What Not to Do With a Recipe and also: How to Kick Ass Anyways

I committed the cardinal sin last night with a new recipe. I read the ingredient list a few days before, made a mental note to get the few things I needed, went to the store, and only got one of the things I didn't have.

But that wasn't the cardinal sin. That was venial. Sure it's annoying to have to jet out to the store after work, but still: Forgivable.

The cardinal sin was realizing, after cutting apart a whole chicken*, skinning it, and browning it in oil and butter, while the baby slept and while Todd was teaching kung fu lessons, that I didn't have those ingredients. I didn't even have one ingredient that I was utterly confident of possessing.

The ingredients I didn't have were: Red wine vinegar, sour cream, tomato paste and shallots. I had already realized, still at work, that I didn't have shallots but I stupidly, optimistically figured it perhaps only called for like two tablespoons and could be fixed by adding more garlic and some yellow onion. However, it was 1/3 cup of shallots. Poop.

But what to do about the others? I decided for the vinegar (another 1/3 cup), I'd use rice vinegar with a splash or two of apple cider vinegar. For the sour cream, the only somewhat possible substitute was the butternut squash soup I posted about yesterday. So I used it, 1/2 cup. For the tomato paste, I used about three sun dried tomato-halves. And for the shallots, I just said fuck it and diced half a yellow onion.

So I guess what I'm trying to say is... the recipe was  punch yourself in the face delicious. It took me a long time, an hour and a half from start to finish, and after work, yoga, etc, I was absolutely exhausted. But it was worth it, because it was phenomenally good.
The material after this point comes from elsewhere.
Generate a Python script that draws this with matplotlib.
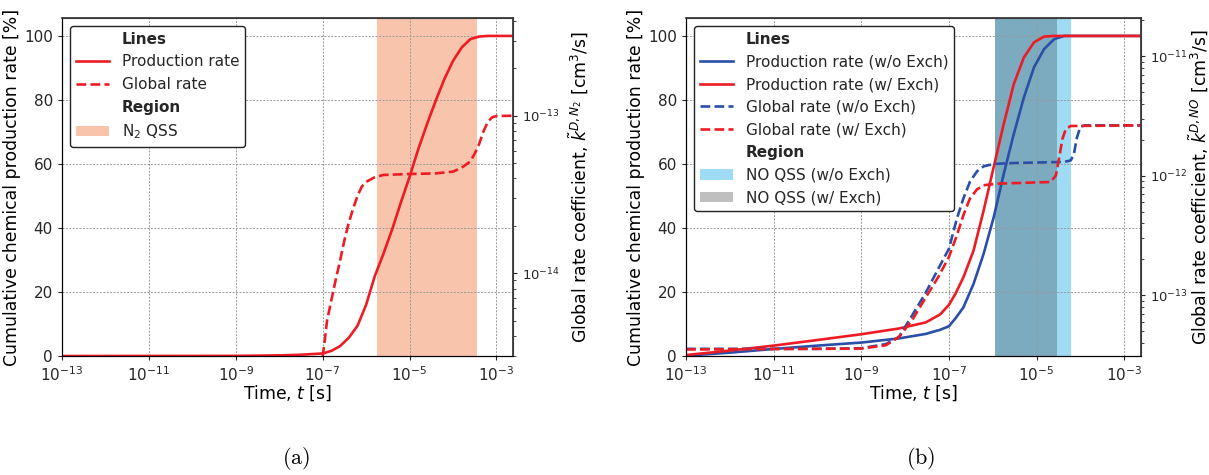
import numpy as np
import matplotlib
matplotlib.use("Agg")
from matplotlib import pyplot as plt
from matplotlib.lines import Line2D
from matplotlib.patches import Patch

# ---- data (time given as log10 of seconds) ----

# (a) N2 dissociation
a_prod_logt = [-13, -9, -8, -7.5, -7.0, -6.8, -6.6, -6.4, -6.2, -6.0, -5.8, -5.6, -5.4,
               -5.2, -5.0, -4.8, -4.6, -4.4, -4.2, -4.0, -3.8, -3.6, -3.4, -3.2, -2.6]
a_prod = [0, 0.05, 0.2, 0.4, 0.8, 1.6, 3.1, 5.7, 9.4, 16, 25, 32, 39.6,
          48, 56, 64.6, 72.4, 79.7, 86.5, 92.2, 96.4, 99, 99.8, 100, 100]

a_glob_logt = [-7.0, -6.95, -6.9, -6.8, -6.7, -6.6, -6.5, -6.4, -6.3, -6.2, -6.1, -6.0,
               -5.8, -5.6, -5.0, -4.4, -4.0, -3.8, -3.6, -3.5, -3.4, -3.3, -3.2, -3.1,
               -3.0, -2.6]
a_glob_logk = [-14.53, -14.42, -14.30, -14.17, -14.04, -13.92, -13.79, -13.68, -13.59,
               -13.51, -13.45, -13.42, -13.39, -13.376, -13.37, -13.366, -13.355, -13.33,
               -13.29, -13.24, -13.18, -13.10, -13.04, -13.01, -13.002, -13.0]

a_qss = (-5.753, -3.44)
a_kticks = [1e-14, 1e-13]

# (b) NO formation, without / with exchange reactions
b_prod_wo_logt = [-13, -12, -11, -10, -9, -8.14, -7.53, -7.2, -7.0, -6.85, -6.67, -6.44,
                  -6.21, -5.98, -5.75, -5.52, -5.29, -5.06, -4.83, -4.60, -4.37, -2.6]
b_prod_wo = [0.1, 1.05, 2.2, 3.25, 4.2, 5.5, 6.9, 8.2, 9.3, 11.8, 15.2, 22.5,
             31.9, 43.3, 56.9, 69.4, 80.8, 90.2, 95.9, 99, 100, 100]

b_prod_w_logt = [-13, -12, -11, -10, -9, -8.14, -7.53, -7.2, -7.0, -6.85, -6.67, -6.44,
                 -6.21, -5.98, -5.75, -5.52, -5.29, -5.06, -4.83, -4.6, -2.6]
b_prod_w = [0.3, 1.7, 3.25, 5.0, 6.8, 8.6, 10.5, 13, 16, 19.5, 24.6, 32.9,
            45.4, 59, 72.5, 85, 93.3, 98, 99.8, 100, 100]

b_glob_wo_logt = [-13, -10, -9, -8.44, -8.14, -7.84, -7.53, -7.23, -7.0, -6.82, -6.67,
                  -6.52, -6.36, -6.21, -5.98, -5.52, -4.37, -4.22, -4.15, -4.08, -4.0,
                  -3.9, -2.6]
b_glob_wo_logk = [-13.45, -13.45, -13.445, -13.41, -13.35, -13.17, -12.98, -12.77, -12.611,
                  -12.36, -12.19, -12.05, -11.964, -11.922, -11.902, -11.894, -11.885,
                  -11.872, -11.82, -11.68, -11.59, -11.579, -11.579]

b_glob_w_logt = [-13, -9, -8.44, -8.14, -7.84, -7.53, -7.23, -7.0, -6.82, -6.67, -6.52,
                 -6.36, -6.21, -5.9, -4.68, -4.56, -4.49, -4.41, -4.33, -4.22, -2.6]
b_glob_w_logk = [-13.455, -13.448, -13.42, -13.35, -13.21, -13.02, -12.84, -12.68, -12.50,
                 -12.33, -12.19, -12.115, -12.08, -12.067, -12.053, -11.998, -11.858,
                 -11.69, -11.607, -11.584, -11.579]

b_qss_wo = (-5.944, -4.207)
b_qss_w = (-5.944, -4.543)
b_kticks = [1e-13, 1e-12, 1e-11]

RED = "#ed1c24"
BLUE = "#2a4fa8"
SALMON = "#f9c4ac"
SKY = "#a0dbf5"

xticks = [1e-13, 1e-11, 1e-9, 1e-7, 1e-5, 1e-3]
xlim = (1e-13, 10 ** -2.62)

plt.rcParams["font.family"] = "DejaVu Sans"
plt.rcParams["text.color"] = "#262626"
plt.rcParams["xtick.color"] = "#262626"
plt.rcParams["ytick.color"] = "#262626"

fig = plt.figure(figsize=(12.09, 4.75), dpi=100)
ax_a = fig.add_axes([0.0513, 0.2505, 0.373, 0.7116])
ax_b = fig.add_axes([0.5674, 0.2505, 0.3763, 0.7116])


def setup(ax, ax2, ylim2, kticks, right_label, label_x):
    ax.set_xscale("log")
    ax.set_xlim(*xlim)
    ax.set_ylim(0, 105.6)
    ax.set_xticks(xticks)
    ax.xaxis.set_minor_locator(matplotlib.ticker.NullLocator())
    ax.set_yticks([0, 20, 40, 60, 80, 100])
    ax.grid(True, color="0.6", linestyle=(0, (2, 1.5)), linewidth=0.7)
    ax.set_axisbelow(True)
    ax.tick_params(labelsize=11, length=3)
    ax.set_xlabel("Time, $t$ [s]", fontsize=12.4, labelpad=0)
    ax.set_ylabel("Cumulative chemical production rate [%]", fontsize=12.4, labelpad=2)
    ax2.set_yscale("log")
    ax2.set_ylim(*ylim2)
    ax2.set_yticks(kticks)
    ax2.yaxis.set_minor_formatter(matplotlib.ticker.NullFormatter())
    ax2.tick_params(labelsize=9.5, length=3)
    ax2.tick_params(which="minor", length=2)
    ax2.set_ylabel(right_label, fontsize=12.4)
    ax2.yaxis.set_label_coords(label_x, 0.5)
    for s in ["left", "bottom"]:
        ax.spines[s].set_color("black")
    for s in ["top", "right"]:
        ax2.spines[s].set_color("#3a3a3a")
        ax2.spines[s].set_linewidth(1.3)
        ax.spines[s].set_color("#3a3a3a")


def legend(ax2, handles, labels):
    leg = ax2.legend(handles, labels, loc="upper left", fontsize=11, framealpha=1,
                     edgecolor="#222222", fancybox=True, handlelength=2.2)
    for t in leg.get_texts():
        if t.get_text() in ("Lines", "Region"):
            t.set_fontweight("bold")
    return leg


blank = Line2D([], [], color="none")

# ---- (a) ----
ax2_a = ax_a.twinx()
ax_a.axvspan(10 ** a_qss[0], 10 ** a_qss[1], color=SALMON, lw=0, zorder=0)
ax_a.plot(10 ** np.array(a_prod_logt), a_prod, color=RED, lw=1.9)
ax2_a.plot(10 ** np.array(a_glob_logt), 10 ** np.array(a_glob_logk), color=RED, lw=1.9,
           ls="--")
setup(ax_a, ax2_a, (10 ** -14.525, 10 ** -12.38), a_kticks,
      r"Global rate coefficient, $\tilde{k}^{D,N_2}$ [cm$^3$/s]", 1.118)
legend(ax2_a,
       [blank, Line2D([], [], color=RED, lw=1.9), Line2D([], [], color=RED, lw=1.9, ls="--"),
        blank, Patch(facecolor=SALMON)],
       ["Lines", "Production rate", "Global rate", "Region", "N$_2$ QSS"])

# ---- (b) ----
ax2_b = ax_b.twinx()
ax_b.axvspan(10 ** b_qss_wo[0], 10 ** b_qss_wo[1], color=SKY, lw=0, zorder=0)
ax_b.axvspan(10 ** b_qss_w[0], 10 ** b_qss_w[1], color="black", alpha=0.22, lw=0, zorder=0)
ax_b.plot(10 ** np.array(b_prod_wo_logt), b_prod_wo, color=BLUE, lw=1.9)
ax_b.plot(10 ** np.array(b_prod_w_logt), b_prod_w, color=RED, lw=1.9)
ax2_b.plot(10 ** np.array(b_glob_wo_logt), 10 ** np.array(b_glob_wo_logk), color=BLUE,
           lw=1.9, ls="--")
ax2_b.plot(10 ** np.array(b_glob_w_logt), 10 ** np.array(b_glob_w_logk), color=RED,
           lw=1.9, ls="--")
setup(ax_b, ax2_b, (10 ** -13.51, 10 ** -10.68), b_kticks,
      r"Global rate coefficient, $\tilde{k}^{D,NO}$ [cm$^3$/s]", 1.099)
legend(ax2_b,
       [blank, Line2D([], [], color=BLUE, lw=1.9), Line2D([], [], color=RED, lw=1.9),
        Line2D([], [], color=BLUE, lw=1.9, ls="--"), Line2D([], [], color=RED, lw=1.9, ls="--"),
        blank, Patch(facecolor=SKY), Patch(facecolor="black", alpha=0.25)],
       ["Lines", "Production rate (w/o Exch)", "Production rate (w/ Exch)",
        "Global rate (w/o Exch)", "Global rate (w/ Exch)", "Region",
        "NO QSS (w/o Exch)", "NO QSS (w/ Exch)"])

fig.text(296 / 1209, 1 - 458 / 475, r"$\mathrm{(a)}$", fontsize=16, ha="center", va="center",
         math_fontfamily="cm", color="black")
fig.text(921 / 1209, 1 - 458 / 475, r"$\mathrm{(b)}$", fontsize=16, ha="center", va="center",
         math_fontfamily="cm", color="black")

fig.savefig("out.png", dpi=100)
Look, I hate telling people This Is How You Do Something because there's always different ways to every thing out there. I love giving advice but I know 90% of the time it won't get followed, and that's fine. To each their own.  But the only thing that I think everyone should do is to trust yourself, no matter where you are or what your skill level is. And I think that is the secret behind cooking to be honest. You need to walk in that kitchen and know that running out of a spice, or spilling the last of the flour, or having to use stupid soup instead of sour cream will NOT ruin you or your recipe. It just makes it yours.

So go out there get in that kitchen and fight for your right to fuck up your recipes!

*To add insult to injury, the chicken was some funky POS that wasn't a standard fryer but was sealed up in a bag that was filled with chicken broth which meant not only was the sodium content higher (therefore removing some of The Seasoning Power from my hands), but it was uber-saturated, and when I separated thigh from drumstick there was ridiculous aftermath, and chicken blood-water everywhere.